No, this is a game you play for the challenging turn-based combat. I would say it aims for a mid-point between the streamlined fights of the Dragon Quest series and grid-based tactics games like the Fire Emblem series. Your control in battle is picking an attack per character from a menu and watching them play out. It's simple and fast enough that you can play dozens of random battles in a typical session, but with enough complexity that things can go wrong and make you stop to think about equipment loadout, damage types, status effects, formations, etc. The game does not feel "grindy" per se, because you always want to be working towards quest objectives (to unlock new classes and improve your empire's income) but the distribution of battles in the way is pretty dense. Like combat, character progression likewise has a simple bottom line--if you use your weapons and spells to win battles, you will gradually get stronger and wealthier--but the precise details make it tricky to optimize. A great deal of this is opaque to you in the game itself, and I can't tell if the game wants you to experiment and analyze or just rely on intuition. Regardless, there's an excellent technical guide by Nicolas Codron that you can refer to if you ever feel stuck or want to look under the hood.

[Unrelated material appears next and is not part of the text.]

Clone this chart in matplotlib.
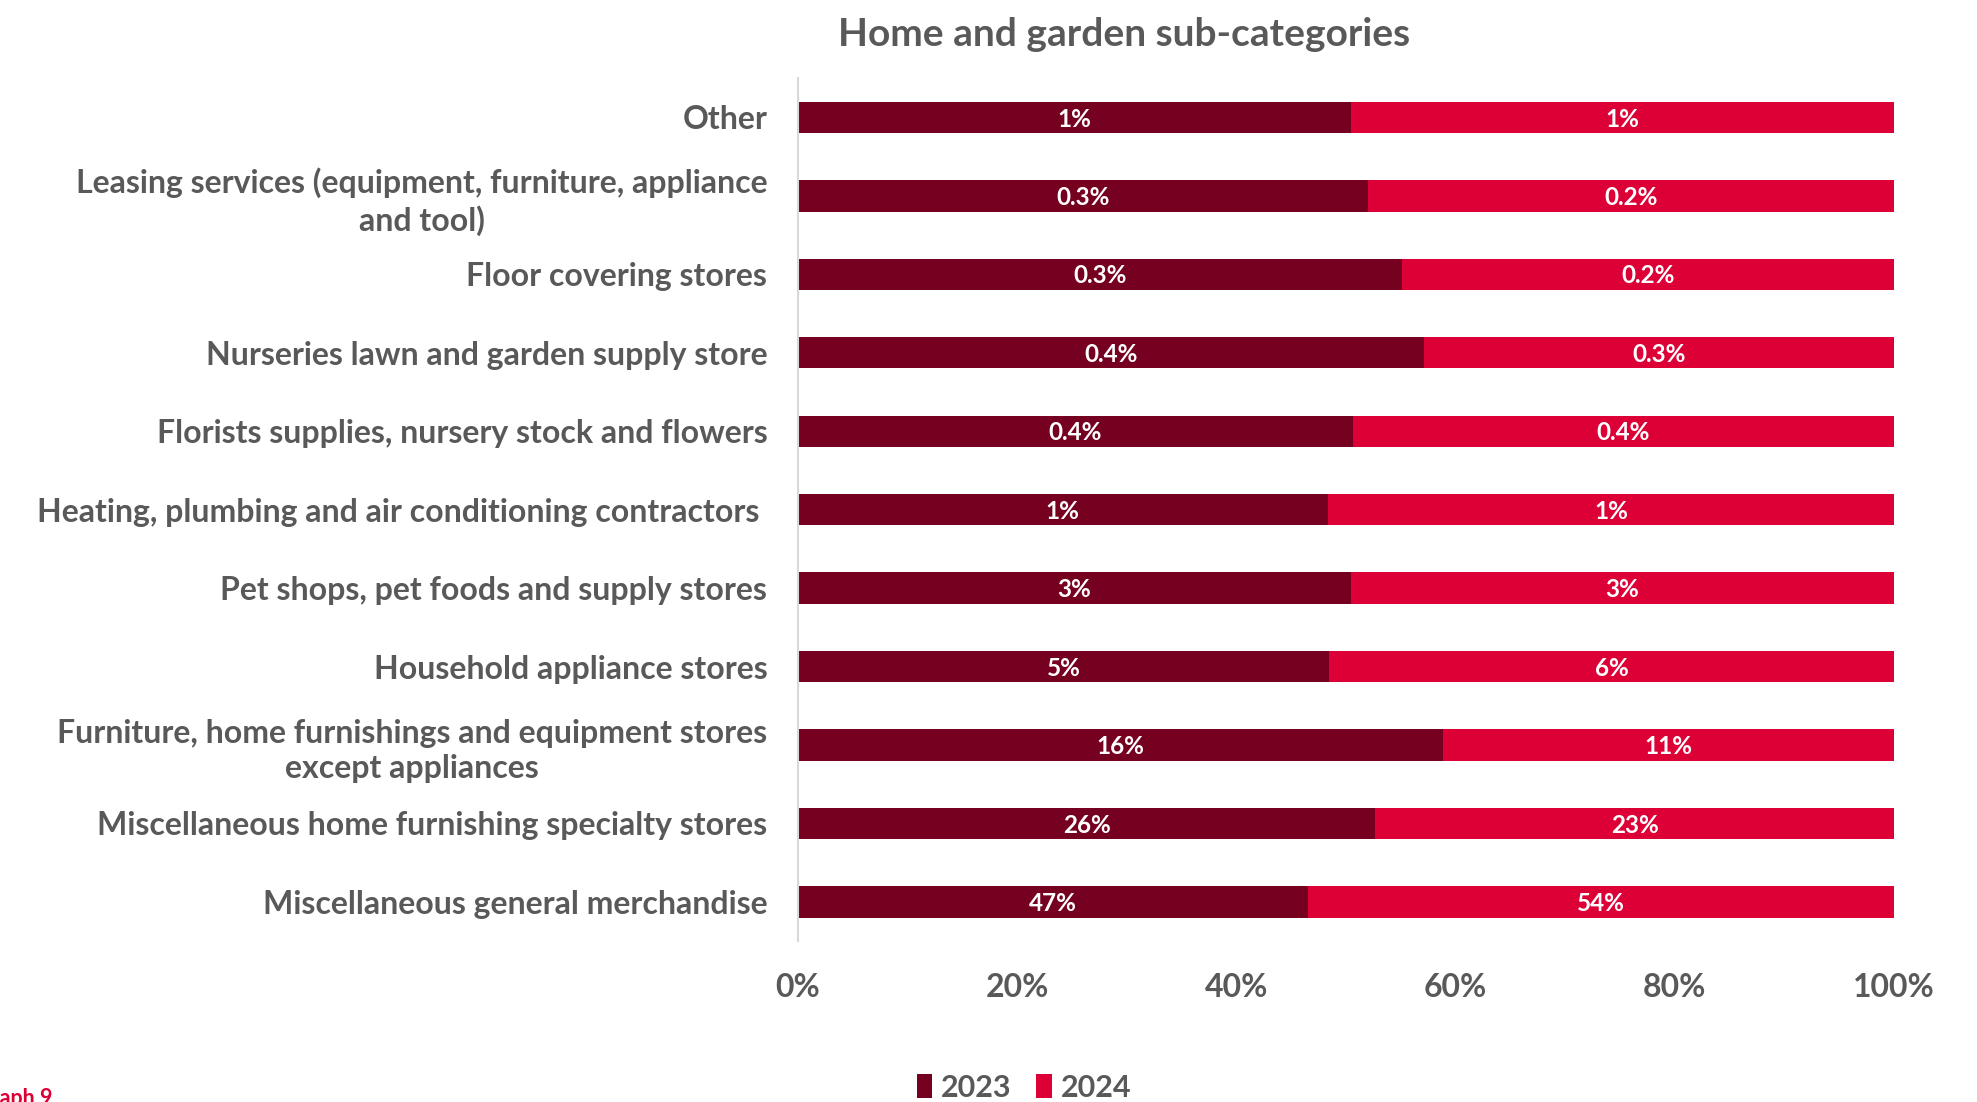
import matplotlib
matplotlib.use("Agg")
import matplotlib.pyplot as plt
from matplotlib.patches import Patch

plt.rcParams['font.family'] = ['Lato', 'DejaVu Sans']
plt.rcParams['font.weight'] = 'bold'

# Sub-categories, listed top to bottom
categories = [
    "Other",
    "Leasing services (equipment, furniture, appliance\nand tool)",
    "Floor covering stores",
    "Nurseries lawn and garden supply store",
    "Florists supplies, nursery stock and flowers",
    "Heating, plumbing and air conditioning contractors ",
    "Pet shops, pet foods and supply stores",
    "Household appliance stores",
    "Furniture, home furnishings and equipment stores\nexcept appliances",
    "Miscellaneous home furnishing specialty stores",
    "Miscellaneous general merchandise",
]
# Share of home and garden spending (%), per year
share_2023 = [1.02, 0.26, 0.27, 0.40, 0.41, 1.00, 3.00, 5.40, 15.7, 25.8, 47.0]
share_2024 = [1.00, 0.24, 0.22, 0.30, 0.40, 1.07, 2.95, 5.75, 11.0, 23.2, 54.0]
years = ["2023", "2024"]
x_ticks = [0, 20, 40, 60, 80, 100]

COL_23 = "#760020"
COL_24 = "#DC0036"
TXT = "#595959"


def fmt(v):
    return f"{v:.1f}%" if v < 1 else f"{v:.0f}%"


fig = plt.figure(figsize=(19.77, 11.02), dpi=100)
ax = fig.add_axes([0.4036, 0.146, 0.5545, 0.783])

n = len(categories)
ypos = [n - 1 - i for i in range(n)]
tot = [a + b for a, b in zip(share_2023, share_2024)]
p23 = [100 * a / t for a, t in zip(share_2023, tot)]
p24 = [100 * b / t for b, t in zip(share_2024, tot)]

h = 0.40
ax.barh(ypos, p23, height=h, color=COL_23, edgecolor='none')
ax.barh(ypos, p24, left=p23, height=h, color=COL_24, edgecolor='none')

for y, a, b, va, vb in zip(ypos, p23, p24, share_2023, share_2024):
    ax.text(a / 2, y - 0.02, fmt(va), ha='center', va='center',
            color='white', fontsize=17.5, fontweight='bold')
    ax.text(a + b / 2, y - 0.02, fmt(vb), ha='center', va='center',
            color='white', fontsize=17.5, fontweight='bold')

ax.set_xlim(0, 100)
ax.set_ylim(-0.5, n - 0.5)
ax.set_yticks(ypos)
ax.set_yticklabels(categories, fontsize=23, color=TXT, fontweight='bold',
                   multialignment='center', linespacing=1.25)
ax.set_xticks(x_ticks)
ax.set_xticklabels([f"{t}%" for t in x_ticks], fontsize=23, color=TXT,
                   fontweight='bold')
ax.tick_params(axis='y', length=0, pad=22)
ax.tick_params(axis='x', length=0, pad=23)
for s in ['top', 'right', 'bottom']:
    ax.spines[s].set_visible(False)
ax.spines['left'].set_color('#D9D9D9')
ax.spines['left'].set_linewidth(1.5)

fig.text(0.5685, 0.969, "Home and garden sub-categories", ha='center',
         va='center', fontsize=28, color=TXT, fontweight='bold')

handles = [Patch(facecolor=COL_23, edgecolor='none'),
           Patch(facecolor=COL_24, edgecolor='none')]
fig.legend(handles, years, loc='center', bbox_to_anchor=(0.518, 0.013),
           ncol=2, frameon=False, handlelength=0.5,
           handleheight=0.8, handletextpad=0.3, columnspacing=0.8,
           labelcolor=TXT, prop={'weight': 'bold', 'size': 22})

fig.text(0.0265, -0.006, "Graph 9", ha='right', va='bottom', fontsize=15.5,
         color=COL_24, fontweight='bold')

fig.savefig("out.png", dpi=100)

A big factor in whether you will enjoy this game is its UX, which is unfortunately very 1993. The good news is that in its remastered form (I played on the Switch), the game is forgiving enough to autosave at the end of every battle victory. You'll basically never lose progress. Huzzah! The bad news is that this game wants you to change your party to adapt to the challenges of different dungeons, but provides no way to kick people out of a party you have formed. You have to intentionally get everybody killed, and that feels awful. When you're forming a new party (you'll need to, several times) there's no way to start from a previous loadout. Let's say you're forming a new party and want to add an archer similar to their deceased predecessor. You first need to talk to the NPC associated with that class--this might be the ranger in your home castle, or it might be the hunter in a remote village half-way across the world, which you access by fast travel but need to walk to a nearby port to escape. Then you have to talk to the NPC that manages your item storage to pull out the bow, armor, helm, etc you want them to use. (I hope you remember which ones you like, and don't forget that gloves impose a huge accuracy penalty on bows.) Then you have to talk to the NPC that lets you learn weapon techs mastered by previous generations. THEN you have to talk to up to three different spellcasting NPCs to load up the eight support spells you want your archer to have, one spell at a time. At no point in this process can you say, "give me this bundle of spells I used last time." Multiply this by five, and you have a huge block of mandatory prep work you need before heading back out into the field.

There are other UI quibbles--it's hard to determine attack effects from reading a scrolling marquee, there's no clear value that shows how powerful one move is relative to the next, armor only shows "slash defense" and hides its defense against the three other physical damage types. The remastered game runs at 30 FPS, which makes moving around and handling menus slightly less responsive than it ought to be. These are annoying flaws, but they're forgivable if you can accept the big process of setting up your characters. I wouldn't call RS2 a must-play import classic, but there is a lot here to enjoy for the right kind of player.

It's a good game if you somehow enjoy not getting food and water.

There is a lot to learn, and the barrier of entry can be pretty steep, but those patient enough to learn its ways will be rewarded with a very unique RPG experience.

This game is pretty rad but swapping party members is annoying, and if you don't abuse magic early it can really punish you later.